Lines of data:
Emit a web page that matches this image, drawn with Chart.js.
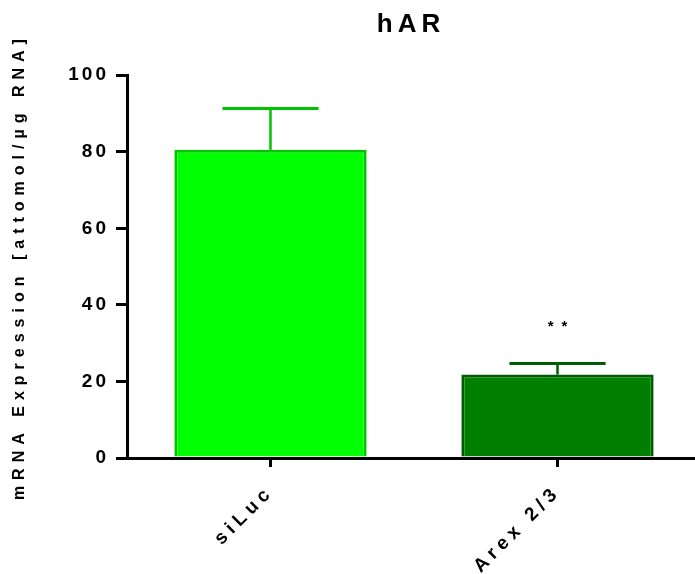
<!DOCTYPE html>
<html>
<head>
<meta charset="utf-8">
<script src="https://cdn.jsdelivr.net/npm/chart.js@4.4.1/dist/chart.umd.min.js"></script>
<style>
  body { margin: 0; background: #fff; }
  #wrap { width: 695px; height: 574px; }
</style>
</head>
<body>
<div id="wrap"><canvas id="barChart" width="695" height="574"></canvas></div>
<script>
// data
var groups = ["siLuc", "Arex 2/3"];
var means = [80.5, 21.8];
var errors = [10.8, 2.9];
var stars = ["", "**"];
var yTicks = [0, 20, 40, 60, 80, 100];

var fillColors = ["#00ff00", "#007f00"];
var edgeColors = ["#00c400", "#005c00"];

var FONT = "'Liberation Sans', Arial, Helvetica, sans-serif";

// wrap a draw method so its text gets prism-like letter spacing
function spaced(obj, name, sp) {
    if (!obj || obj["_sp_" + name]) return;
    var orig = obj[name];
    obj[name] = function () {
        var c = this.ctx;
        var prev = c.letterSpacing;
        c.letterSpacing = sp;
        var r = orig.apply(this, arguments);
        c.letterSpacing = prev;
        return r;
    };
    obj["_sp_" + name] = true;
}

var spacedText = {
    id: "spacedText",
    afterLayout: function (chart) {
        // x axis runs a little past the canvas edge in the original
        var x = chart.scales.x;
        x.right += 6;
        x.width += 6;
        x.configure();
    },
    beforeDraw: function (chart) {
        spaced(chart.scales.x, "drawLabels", "5px");
        spaced(chart.scales.y, "drawLabels", "3px");
        spaced(chart.scales.y, "drawTitle", "6px");
        spaced(chart.titleBlock, "draw", "5px");
    }
};

// error bars (up only) + significance stars
var errorBars = {
    id: "errorBars",
    afterDatasetsDraw: function (chart) {
        var ctx = chart.ctx;
        var meta = chart.getDatasetMeta(0);
        var y = chart.scales.y;
        ctx.save();
        meta.data.forEach(function (bar, i) {
            var top = y.getPixelForValue(means[i] + errors[i]);
            var half = bar.width / 4;
            ctx.strokeStyle = edgeColors[i];
            ctx.lineWidth = 3;
            ctx.beginPath();
            ctx.moveTo(bar.x - half, top);
            ctx.lineTo(bar.x + half, top);
            ctx.stroke();
            ctx.lineWidth = 2.5;
            ctx.beginPath();
            ctx.moveTo(bar.x, top);
            ctx.lineTo(bar.x, bar.y);
            ctx.stroke();
            if (stars[i]) {
                ctx.fillStyle = "#000";
                ctx.font = "bold 15px " + FONT;
                ctx.letterSpacing = "8px";
                ctx.textAlign = "center";
                ctx.textBaseline = "middle";
                ctx.fillText(stars[i], bar.x + 4, y.getPixelForValue(means[i] + errors[i] + 9.5));
            }
        });
        ctx.restore();
    }
};

var ctx = document.getElementById("barChart").getContext("2d");
var chart = new Chart(ctx, {
    type: "bar",
    data: {
        labels: groups,
        datasets: [{
            data: means,
            backgroundColor: fillColors,
            borderColor: edgeColors,
            borderWidth: 3,
            borderSkipped: "start",
            categoryPercentage: 1,
            barPercentage: 0.67
        }]
    },
    options: {
        responsive: false,
        animation: false,
        devicePixelRatio: 1,
        plugins: {
            legend: { display: false },
            tooltip: { enabled: false },
            title: {
                display: true,
                text: "hAR",
                fullSize: false,
                color: "#000",
                font: { family: FONT, size: 26, weight: "bold" },
                padding: { top: 9, bottom: 35 }
            }
        },
        scales: {
            x: {
                z: 1,
                offset: true,
                border: { display: true, color: "#000", width: 3 },
                grid: {
                    offset: false,
                    drawOnChartArea: false,
                    color: "#000",
                    lineWidth: 3,
                    tickLength: 9
                },
                ticks: {
                    color: "#000",
                    font: { family: FONT, size: 19, weight: "bold" },
                    minRotation: 45,
                    maxRotation: 45,
                    padding: 14
                },
                afterFit: function (scale) { scale.height = 116; }
            },
            y: {
                min: 0,
                max: 100,
                afterBuildTicks: function (scale) {
                    scale.ticks = yTicks.map(function (v) { return { value: v }; });
                },
                border: { display: true, color: "#000", width: 3 },
                grid: {
                    drawOnChartArea: false,
                    color: "#000",
                    lineWidth: 3,
                    tickLength: 11
                },
                ticks: {
                    color: "#000",
                    font: { family: FONT, size: 19, weight: "bold" },
                    padding: 7
                },
                title: {
                    display: true,
                    text: "mRNA Expression [attomol/\u00b5g RNA]",
                    color: "#000",
                    font: { family: FONT, size: 16, weight: "bold" },
                    padding: { top: 10, bottom: 0 }
                },
                afterFit: function (scale) { scale.width = 127; }
            }
        }
    },
    plugins: [spacedText, errorBars]
});
</script>
</body>
</html>
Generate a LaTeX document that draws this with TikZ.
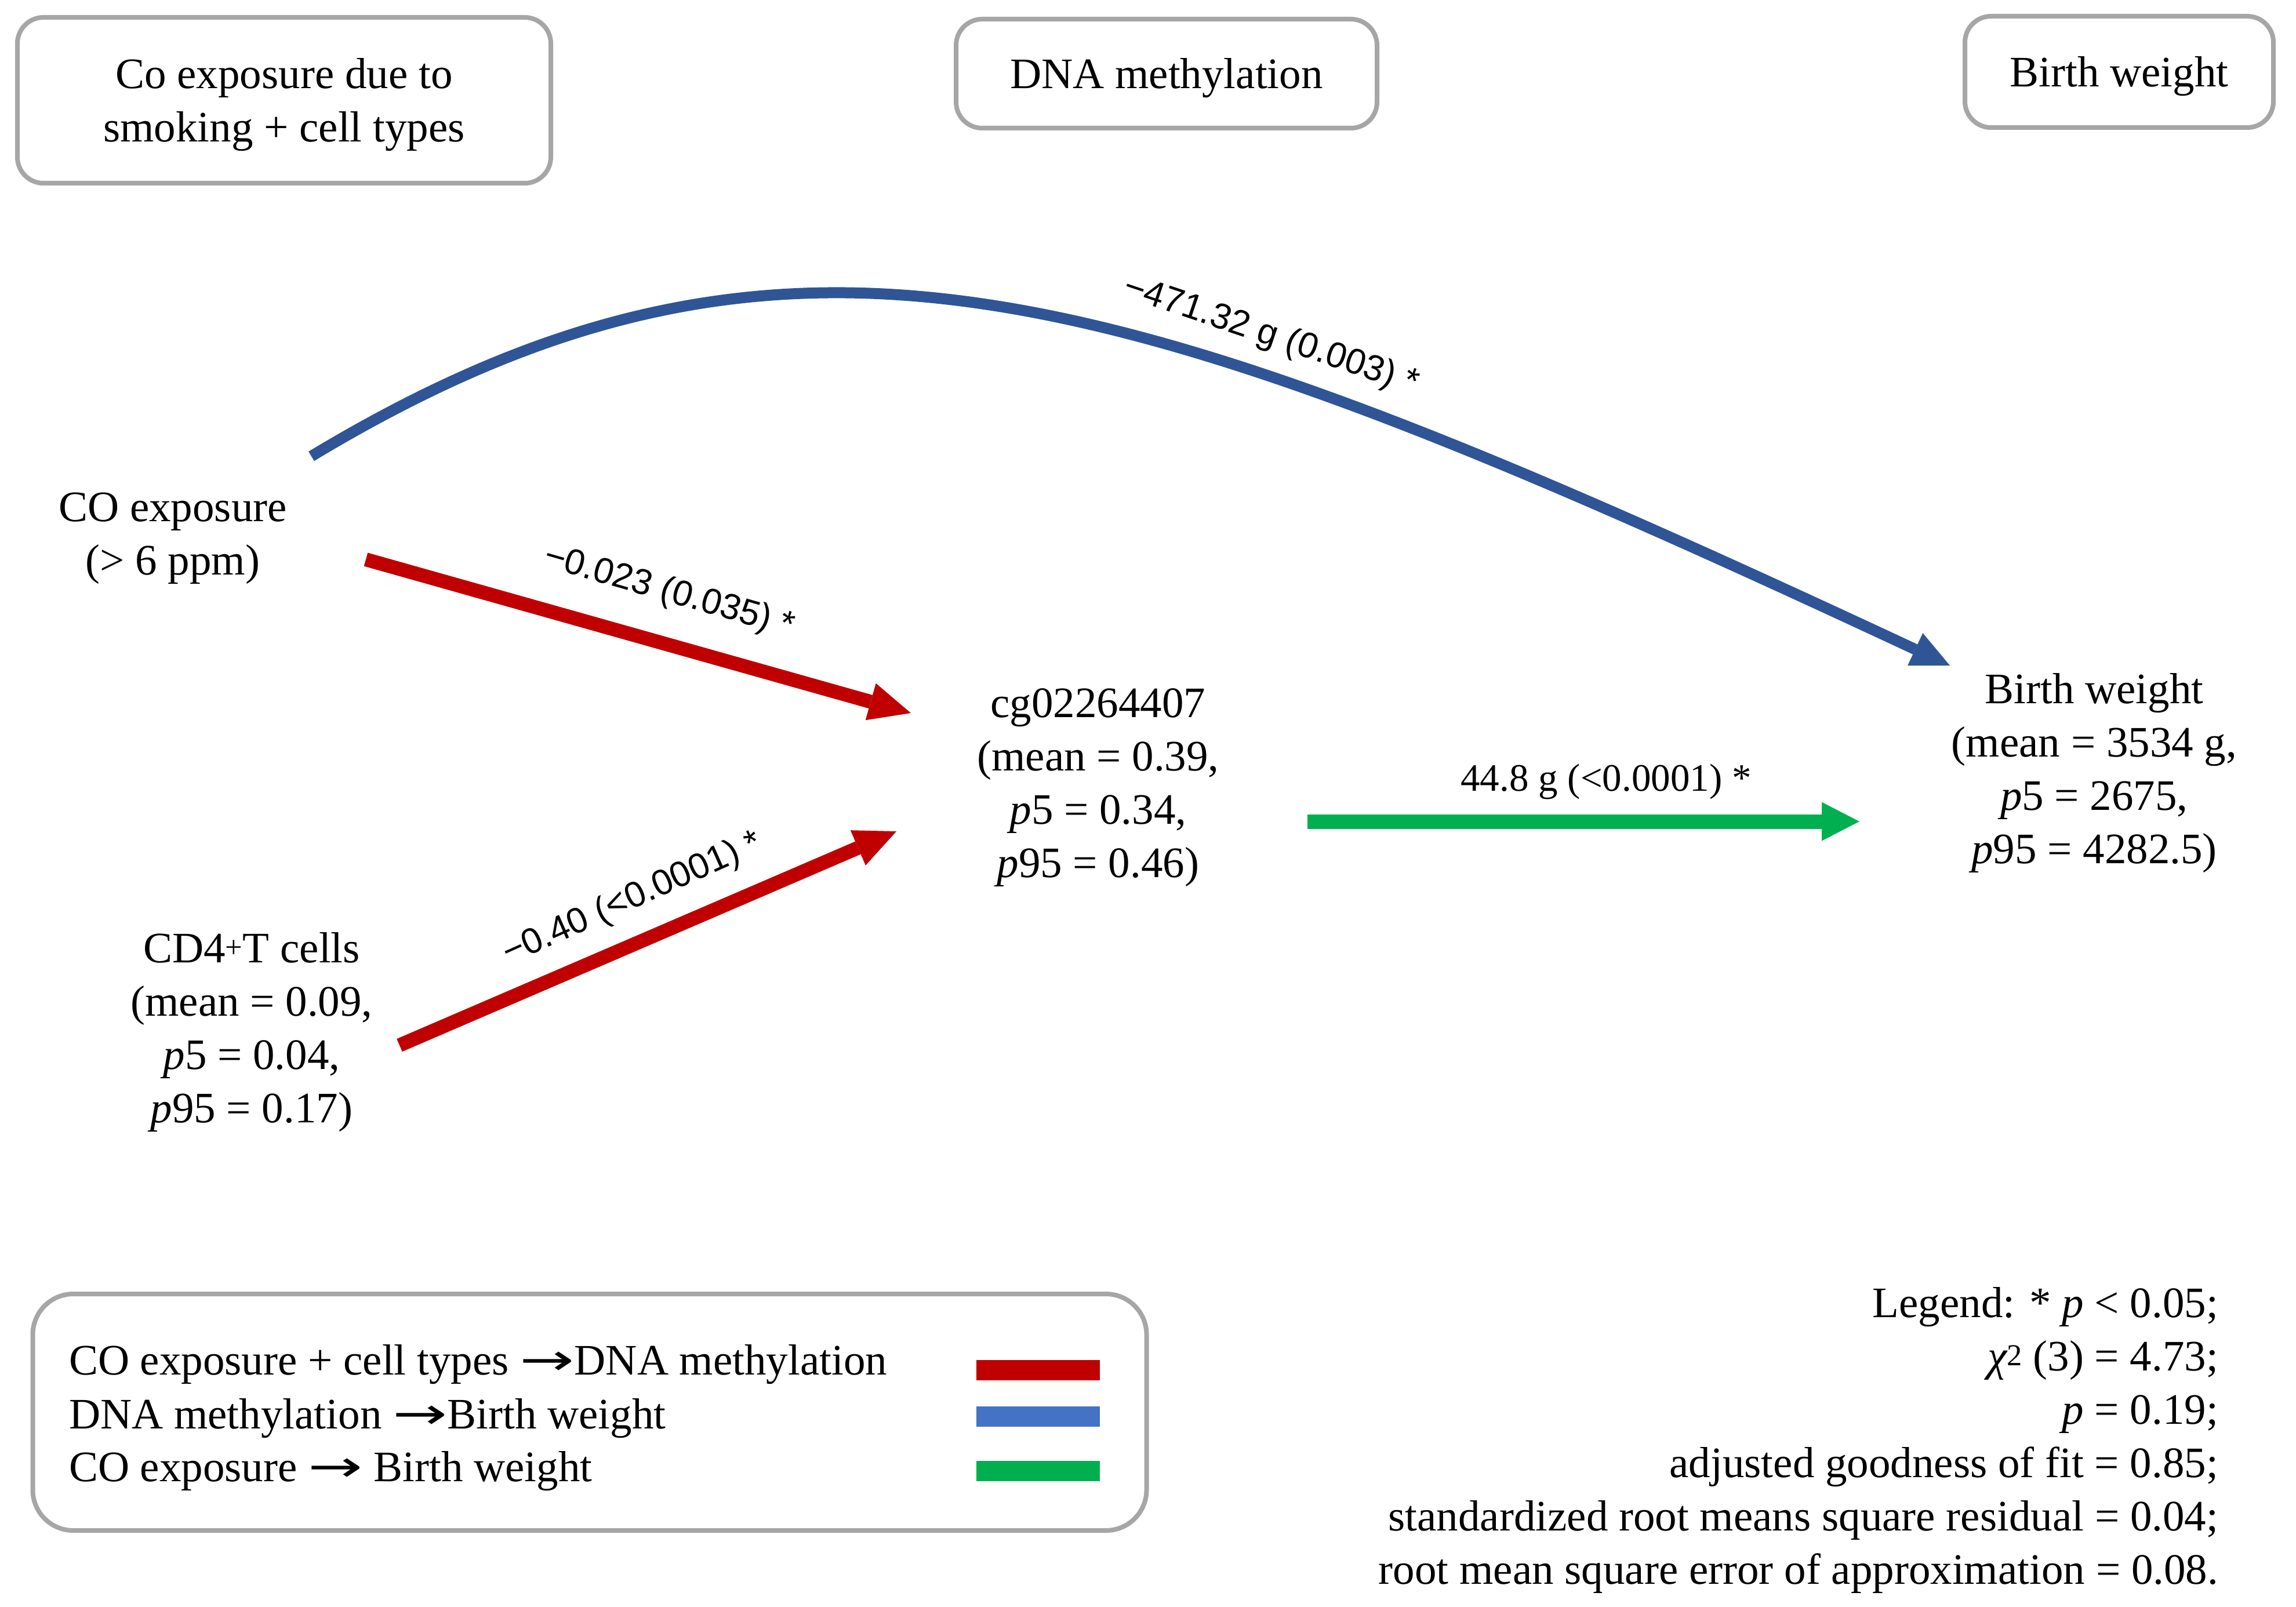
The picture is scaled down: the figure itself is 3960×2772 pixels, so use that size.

## What you should do
Transcribe all entries above exactly. Drop the pictures.

## Task output
Emit a web page that matches this image, drawn with Chart.js.
<!DOCTYPE html>
<html>
<head>
<meta charset="utf-8">
<script src="https://cdn.jsdelivr.net/npm/chart.js@4.4.1/dist/chart.umd.min.js"></script>
<style>
  body { margin: 0; background: #fff; }
  #wrap { width: 695px; height: 574px; }
</style>
</head>
<body>
<div id="wrap"><canvas id="barChart" width="695" height="574"></canvas></div>
<script>
// data
var groups = ["siLuc", "Arex 2/3"];
var means = [80.5, 21.8];
var errors = [10.8, 2.9];
var stars = ["", "**"];
var yTicks = [0, 20, 40, 60, 80, 100];

var fillColors = ["#00ff00", "#007f00"];
var edgeColors = ["#00c400", "#005c00"];

var FONT = "'Liberation Sans', Arial, Helvetica, sans-serif";

// wrap a draw method so its text gets prism-like letter spacing
function spaced(obj, name, sp) {
    if (!obj || obj["_sp_" + name]) return;
    var orig = obj[name];
    obj[name] = function () {
        var c = this.ctx;
        var prev = c.letterSpacing;
        c.letterSpacing = sp;
        var r = orig.apply(this, arguments);
        c.letterSpacing = prev;
        return r;
    };
    obj["_sp_" + name] = true;
}

var spacedText = {
    id: "spacedText",
    afterLayout: function (chart) {
        // x axis runs a little past the canvas edge in the original
        var x = chart.scales.x;
        x.right += 6;
        x.width += 6;
        x.configure();
    },
    beforeDraw: function (chart) {
        spaced(chart.scales.x, "drawLabels", "5px");
        spaced(chart.scales.y, "drawLabels", "3px");
        spaced(chart.scales.y, "drawTitle", "6px");
        spaced(chart.titleBlock, "draw", "5px");
    }
};

// error bars (up only) + significance stars
var errorBars = {
    id: "errorBars",
    afterDatasetsDraw: function (chart) {
        var ctx = chart.ctx;
        var meta = chart.getDatasetMeta(0);
        var y = chart.scales.y;
        ctx.save();
        meta.data.forEach(function (bar, i) {
            var top = y.getPixelForValue(means[i] + errors[i]);
            var half = bar.width / 4;
            ctx.strokeStyle = edgeColors[i];
            ctx.lineWidth = 3;
            ctx.beginPath();
            ctx.moveTo(bar.x - half, top);
            ctx.lineTo(bar.x + half, top);
            ctx.stroke();
            ctx.lineWidth = 2.5;
            ctx.beginPath();
            ctx.moveTo(bar.x, top);
            ctx.lineTo(bar.x, bar.y);
            ctx.stroke();
            if (stars[i]) {
                ctx.fillStyle = "#000";
                ctx.font = "bold 15px " + FONT;
                ctx.letterSpacing = "8px";
                ctx.textAlign = "center";
                ctx.textBaseline = "middle";
                ctx.fillText(stars[i], bar.x + 4, y.getPixelForValue(means[i] + errors[i] + 9.5));
            }
        });
        ctx.restore();
    }
};

var ctx = document.getElementById("barChart").getContext("2d");
var chart = new Chart(ctx, {
    type: "bar",
    data: {
        labels: groups,
        datasets: [{
            data: means,
            backgroundColor: fillColors,
            borderColor: edgeColors,
            borderWidth: 3,
            borderSkipped: "start",
            categoryPercentage: 1,
            barPercentage: 0.67
        }]
    },
    options: {
        responsive: false,
        animation: false,
        devicePixelRatio: 1,
        plugins: {
            legend: { display: false },
            tooltip: { enabled: false },
            title: {
                display: true,
                text: "hAR",
                fullSize: false,
                color: "#000",
                font: { family: FONT, size: 26, weight: "bold" },
                padding: { top: 9, bottom: 35 }
            }
        },
        scales: {
            x: {
                z: 1,
                offset: true,
                border: { display: true, color: "#000", width: 3 },
                grid: {
                    offset: false,
                    drawOnChartArea: false,
                    color: "#000",
                    lineWidth: 3,
                    tickLength: 9
                },
                ticks: {
                    color: "#000",
                    font: { family: FONT, size: 19, weight: "bold" },
                    minRotation: 45,
                    maxRotation: 45,
                    padding: 14
                },
                afterFit: function (scale) { scale.height = 116; }
            },
            y: {
                min: 0,
                max: 100,
                afterBuildTicks: function (scale) {
                    scale.ticks = yTicks.map(function (v) { return { value: v }; });
                },
                border: { display: true, color: "#000", width: 3 },
                grid: {
                    drawOnChartArea: false,
                    color: "#000",
                    lineWidth: 3,
                    tickLength: 11
                },
                ticks: {
                    color: "#000",
                    font: { family: FONT, size: 19, weight: "bold" },
                    padding: 7
                },
                title: {
                    display: true,
                    text: "mRNA Expression [attomol/\u00b5g RNA]",
                    color: "#000",
                    font: { family: FONT, size: 16, weight: "bold" },
                    padding: { top: 10, bottom: 0 }
                },
                afterFit: function (scale) { scale.width = 127; }
            }
        }
    },
    plugins: [spacedText, errorBars]
});
</script>
</body>
</html>
Generate a LaTeX document that draws this with TikZ.
The picture is scaled down: the figure itself is 3960×2772 pixels, so use that size.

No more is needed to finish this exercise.